**PROBLEM STATEMENT**
Please print exactly the lines below, from the start of the material up to and including the line with "import plotly.graph_objects as go", but none of the pictures.

**SUPPLIED RECORDS**

★ ★ ★

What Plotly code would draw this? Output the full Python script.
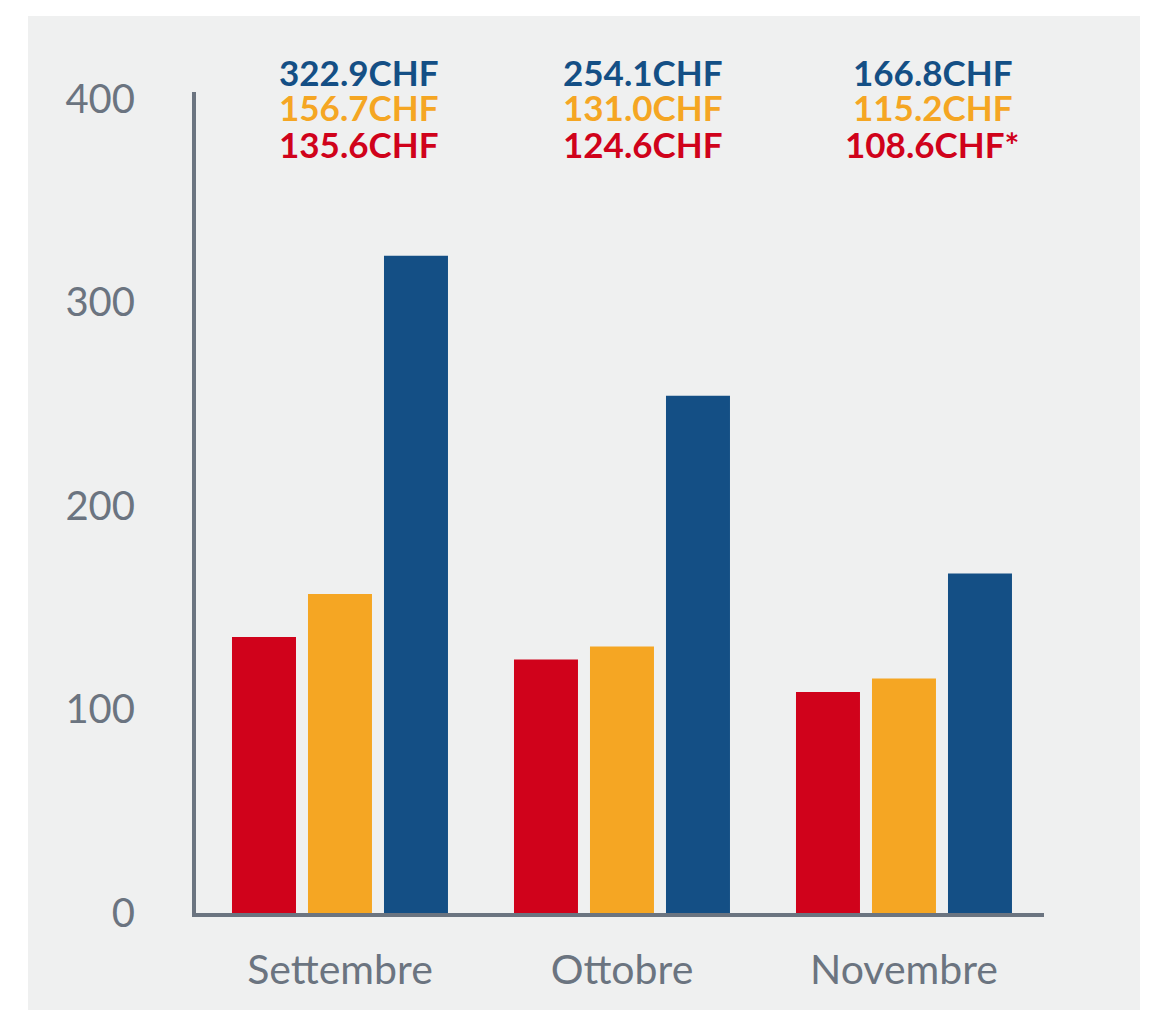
import plotly.graph_objects as go

months = ["Settembre", "Ottobre", "Novembre"]
series_names = ["Rosso", "Arancio", "Blu"]
red_vals = [135.6, 124.6, 108.6]
orange_vals = [156.7, 131.0, 115.2]
blue_vals = [322.9, 254.1, 166.8]
red_labels = ["135.6CHF", "124.6CHF", "108.6CHF*"]
orange_labels = ["156.7CHF", "131.0CHF", "115.2CHF"]
blue_labels = ["322.9CHF", "254.1CHF", "166.8CHF"]
y_ticks = [0, 100, 200, 300, 400]

RED = "#d0021b"
ORANGE = "#f5a623"
BLUE = "#144f85"
AXIS = "#6b7480"
PANEL = "#eff0f0"

fig = go.Figure()
for name, vals, col in [(series_names[0], red_vals, RED),
                        (series_names[1], orange_vals, ORANGE),
                        (series_names[2], blue_vals, BLUE)]:
    fig.add_trace(go.Bar(x=list(range(len(months))), y=vals, name=name,
                         marker=dict(color=col, line=dict(width=0)),
                         hoverinfo="skip"))

# page has an 8px body margin; figure coordinates = page coordinates - 8
OFF = 8
W, H = 1160 - OFF, 1010 - OFF
L = 196 - OFF
T = 92 - OFF
R = W - (1044 - OFF)
B = H - (913 - OFF)
pw, ph = W - L - R, H - T - B

def px2x(px):
    return (px - OFF - L) / pw

def py2y(py):
    return (H - B - (py - OFF)) / ph

fig.add_shape(type="rect", xref="paper", yref="paper",
              x0=px2x(28), x1=px2x(1140), y0=py2y(1012), y1=py2y(16),
              fillcolor=PANEL, line=dict(width=0), layer="below")

offsets = [0.064, 0.074, 0.1]
rows = [(blue_labels, BLUE, 72), (orange_labels, ORANGE, 107), (red_labels, RED, 144)]
for labels, col, ypx in rows:
    for i, lab in enumerate(labels):
        fig.add_annotation(x=i + offsets[i], xref="x", y=py2y(ypx), yref="paper",
                           text="<b>" + lab + "</b>", showarrow=False,
                           xanchor="center", yanchor="middle",
                           font=dict(family="Lato", size=35, color=col))

fig.update_layout(
    width=W, height=H,
    margin=dict(l=L, r=R, t=T, b=B, pad=0),
    paper_bgcolor="white",
    plot_bgcolor="rgba(0,0,0,0)",
    barmode="group",
    bargap=0.1915,
    bargroupgap=0.158,
    showlegend=False,
    font=dict(family="Lato", color=AXIS),
    xaxis=dict(range=[-0.5106, 2.4965], tickmode="array",
               tickvals=list(range(len(months))), ticktext=months,
               showgrid=False, zeroline=False, showline=True,
               linecolor=AXIS, linewidth=4, ticks="",
               tickfont=dict(family="Lato", size=41, color=AXIS),
               ticklabelstandoff=18, fixedrange=True),
    yaxis=dict(range=[0, 403.4], tickmode="array", tickvals=y_ticks,
               showgrid=False, zeroline=False, showline=True,
               linecolor=AXIS, linewidth=4, ticks="",
               tickfont=dict(family="Lato", size=40, color=AXIS),
               ticklabelstandoff=49, fixedrange=True),
)

fig.write_html("out.html")
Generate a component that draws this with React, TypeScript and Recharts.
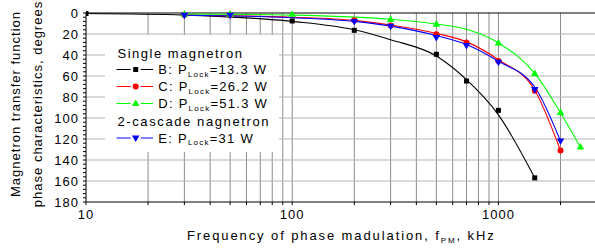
import { ComposedChart, Line, Scatter, XAxis, YAxis, ReferenceLine, Legend } from 'recharts';

// x ticks (kHz, log axis)
const xLabels = [10, 100, 1000];
const xTicks = [10, 20, 30, 40, 50, 60, 70, 80, 90, 100, 200, 300, 400, 500, 600, 700, 800, 900, 1000, 2000];
// y ticks (degrees, reversed)
const yLabels = [0, 20, 40, 60, 80, 100, 120, 140, 160, 180];
const yTicks = Array.from({ length: 46 }, (_, i) => i * 4);

// measured points
const ptsB = [
  { f: 10, v: 0.5 }, { f: 100, v: 7.6 }, { f: 200, v: 16.5 }, { f: 500, v: 39.3 },
  { f: 700, v: 64.8 }, { f: 1000, v: 92.7 }, { f: 1500, v: 157 },
];
const ptsC = [
  { f: 30, v: 2 }, { f: 50, v: 2.2 }, { f: 200, v: 7 }, { f: 300, v: 12 }, { f: 500, v: 20.3 },
  { f: 700, v: 28.2 }, { f: 1000, v: 45.7 }, { f: 1500, v: 74 }, { f: 2000, v: 131 },
];
const ptsD = [
  { f: 30, v: 1 }, { f: 50, v: 1 }, { f: 100, v: 1.2 }, { f: 300, v: 6 }, { f: 500, v: 10.5 },
  { f: 1000, v: 28.5 }, { f: 1500, v: 57.7 }, { f: 2000, v: 94.6 }, { f: 2500, v: 127.6 },
];
const ptsE = [
  { f: 30, v: 2.2 }, { f: 50, v: 2.2 }, { f: 200, v: 8.2 }, { f: 300, v: 12.7 }, { f: 500, v: 23.4 },
  { f: 700, v: 31 }, { f: 1000, v: 47 }, { f: 1500, v: 73 }, { f: 2000, v: 122 },
];

// fitted curves
const fitB = [
  { f: 10, v: 0.5 }, { f: 30, v: 2 }, { f: 100, v: 8 }, { f: 200, v: 16 }, { f: 300, v: 25.5 },
  { f: 500, v: 41 }, { f: 700, v: 63.5 }, { f: 1000, v: 97 }, { f: 1500, v: 157 },
];
const fitC = [
  { f: 30, v: 2 }, { f: 100, v: 4 }, { f: 200, v: 7 }, { f: 300, v: 11.5 }, { f: 500, v: 19.5 },
  { f: 700, v: 27.5 }, { f: 1000, v: 44.5 }, { f: 1500, v: 73.5 }, { f: 2000, v: 131 },
];
const fitD = [
  { f: 30, v: 1 }, { f: 100, v: 2 }, { f: 300, v: 6 }, { f: 500, v: 10.5 }, { f: 700, v: 15.5 },
  { f: 1000, v: 28.5 }, { f: 1500, v: 57.5 }, { f: 2000, v: 95 }, { f: 2500, v: 128 },
];
const fitE = [
  { f: 30, v: 2.2 }, { f: 100, v: 4.5 }, { f: 200, v: 8 }, { f: 300, v: 12.5 }, { f: 500, v: 21.5 },
  { f: 700, v: 30 }, { f: 1000, v: 46 }, { f: 1500, v: 70.5 }, { f: 2000, v: 122 },
];

const FONT = '"Liberation Sans", Arial, sans-serif';
const BLACK = '#000000';
const RED = '#ff0000';
const GREEN = '#00ff00';
const BLUE = '#0000ff';

const square = (c: string) => (p: any) => (
  <rect x={p.cx - 2.5} y={p.cy - 2.5} width={5} height={5} fill={c} />
);
const circle = (c: string) => (p: any) => <circle cx={p.cx} cy={p.cy} r={3} fill={c} />;
const triUp = (c: string) => (p: any) => (
  <polygon points={`${p.cx},${p.cy - 4} ${p.cx + 3.8},${p.cy + 2.6} ${p.cx - 3.8},${p.cy + 2.6}`} fill={c} />
);
const triDown = (c: string) => (p: any) => (
  <polygon points={`${p.cx},${p.cy + 4} ${p.cx + 3.8},${p.cy - 2.6} ${p.cx - 3.8},${p.cy - 2.6}`} fill={c} />
);

const YTick = (p: any) => {
  const { x, y, payload } = p;
  const major = yLabels.includes(payload.value);
  return (
    <g>
      <line x1={x - 3} x2={x} y1={y} y2={y} stroke={BLACK} />
      {major && (
        <text x={x - 7} y={y + 4.5} textAnchor="end" fontSize={13} letterSpacing={1} fill="#000" fontFamily={FONT}>
          {payload.value}
        </text>
      )}
    </g>
  );
};

const XTick = (p: any) => {
  const { x, y, payload } = p;
  const major = xLabels.includes(payload.value);
  return (
    <g>
      <line x1={x} x2={x} y1={y} y2={y + 3} stroke={BLACK} />
      {major && (
        <text x={x} y={y + 17} textAnchor="middle" fontSize={13} letterSpacing={1} fill="#000" fontFamily={FONT}>
          {payload.value}
        </text>
      )}
    </g>
  );
};

const legendRows = [
  { key: 'B', label: 'B: P', val: '=13.3 W', color: BLACK, y: 34.5, kind: 'sq' },
  { key: 'C', label: 'C: P', val: '=26.2 W', color: RED, y: 51.5, kind: 'ci' },
  { key: 'D', label: 'D: P', val: '=51.3 W', color: GREEN, y: 68.5, kind: 'up' },
  { key: 'E', label: 'E: P', val: '=31 W', color: BLUE, y: 103, kind: 'dn' },
];

const LegendBox = () => (
  <svg width={174} height={117} style={{ display: 'block', background: '#fff' }}>
    <g fontFamily={FONT} fontSize={13} fill="#000">
      <text x={12.5} y={22.5} letterSpacing={1.5}>Single magnetron</text>
      <text x={12.5} y={90.7} letterSpacing={1.6}>2-cascade nagnetron</text>
      {legendRows.map((r) => {
        const mx = 30.7;
        return (
          <g key={r.key}>
            <line x1={11.5} x2={mx - 5} y1={r.y} y2={r.y} stroke={r.color} />
            <line x1={mx + 5} x2={48} y1={r.y} y2={r.y} stroke={r.color} />
            {r.kind === 'sq' && square(r.color)({ cx: mx, cy: r.y })}
            {r.kind === 'ci' && circle(r.color)({ cx: mx, cy: r.y })}
            {r.kind === 'up' && triUp(r.color)({ cx: mx, cy: r.y })}
            {r.kind === 'dn' && triDown(r.color)({ cx: mx, cy: r.y })}
            <text x={53.3} y={r.y + 4.5} letterSpacing={1.25}>
              {r.label}
              <tspan fontSize={8} dy={2.5}>Lock</tspan>
              <tspan fontSize={13} dy={-2.5}>{r.val}</tspan>
            </text>
          </g>
        );
      })}
    </g>
  </svg>
);

export default function App() {
  return (
    <div style={{ position: 'absolute', left: 0, top: 0, width: 595, height: 250, background: '#fff' }}>
      <ComposedChart width={595} height={250} margin={{ top: 13, right: 0, bottom: 0, left: 0 }}>
        <XAxis
          dataKey="f"
          type="number"
          scale="log"
          domain={[10, 2940]}
          allowDataOverflow
          ticks={xTicks}
          interval={0}
          tick={XTick}
          tickLine={false}
          tickSize={0}
          tickMargin={0}
          height={48}
          axisLine={{ stroke: BLACK }}
        />
        <YAxis
          dataKey="v"
          type="number"
          domain={[0, 180]}
          reversed
          ticks={yTicks}
          interval={0}
          tick={YTick}
          tickLine={false}
          tickSize={0}
          tickMargin={0}
          width={86}
          axisLine={{ stroke: BLACK }}
        />
        {xTicks.filter((t) => t !== 10).map((t) => (
          <ReferenceLine key={'vx' + t} x={t} stroke="#8c8c8c" strokeWidth={1} />
        ))}
        {yLabels.filter((t) => t !== 0 && t !== 180).map((t) => (
          <ReferenceLine key={'hy' + t} y={t} stroke="#b4b4b4" strokeWidth={1.2} />
        ))}
        <ReferenceLine y={0} stroke={BLACK} strokeWidth={1} />
        <Line data={fitB} dataKey="v" type="monotone" stroke={BLACK} strokeWidth={1.1} dot={false} isAnimationActive={false} />
        <Line data={fitC} dataKey="v" type="monotone" stroke={RED} strokeWidth={1.1} dot={false} isAnimationActive={false} />
        <Line data={fitD} dataKey="v" type="monotone" stroke={GREEN} strokeWidth={1.1} dot={false} isAnimationActive={false} />
        <Line data={fitE} dataKey="v" type="monotone" stroke={BLUE} strokeWidth={1.1} dot={false} isAnimationActive={false} />
        <Scatter data={ptsB} dataKey="v" shape={square(BLACK)} isAnimationActive={false} />
        <Scatter data={ptsC} dataKey="v" shape={circle(RED)} isAnimationActive={false} />
        <Scatter data={ptsD} dataKey="v" shape={triUp(GREEN)} isAnimationActive={false} />
        <Scatter data={ptsE} dataKey="v" shape={triDown(BLUE)} isAnimationActive={false} />
        <Legend
          layout="horizontal"
          verticalAlign="middle"
          align="center"
          content={LegendBox}
          wrapperStyle={{ left: 105, top: 35, width: 174, height: 117 }}
        />
      </ComposedChart>
      <svg
        width={595}
        height={250}
        style={{ position: 'absolute', left: 0, top: 0, pointerEvents: 'none' }}
      >
        <g fontFamily={FONT} fontSize={13} fill="#000">
          <text transform="translate(20,104) rotate(-90)" textAnchor="middle" letterSpacing={1}>Magnetron transfer function</text>
          <text transform="translate(41.5,104) rotate(-90)" textAnchor="middle" letterSpacing={1}>phase characteristics, degrees</text>
          <text x={187} y={240} letterSpacing={1.9}>
            Frequency of phase madulation, f
            <tspan fontSize={8} dy={2.5}>PM</tspan>
            <tspan fontSize={13} dy={-2.5}>, kHz</tspan>
          </text>
        </g>
      </svg>
    </div>
  );
}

★ ★ ★

**SOLUTION TO THIS PROBLEM**
What Plotly code would draw this? Output the full Python script.
import plotly.graph_objects as go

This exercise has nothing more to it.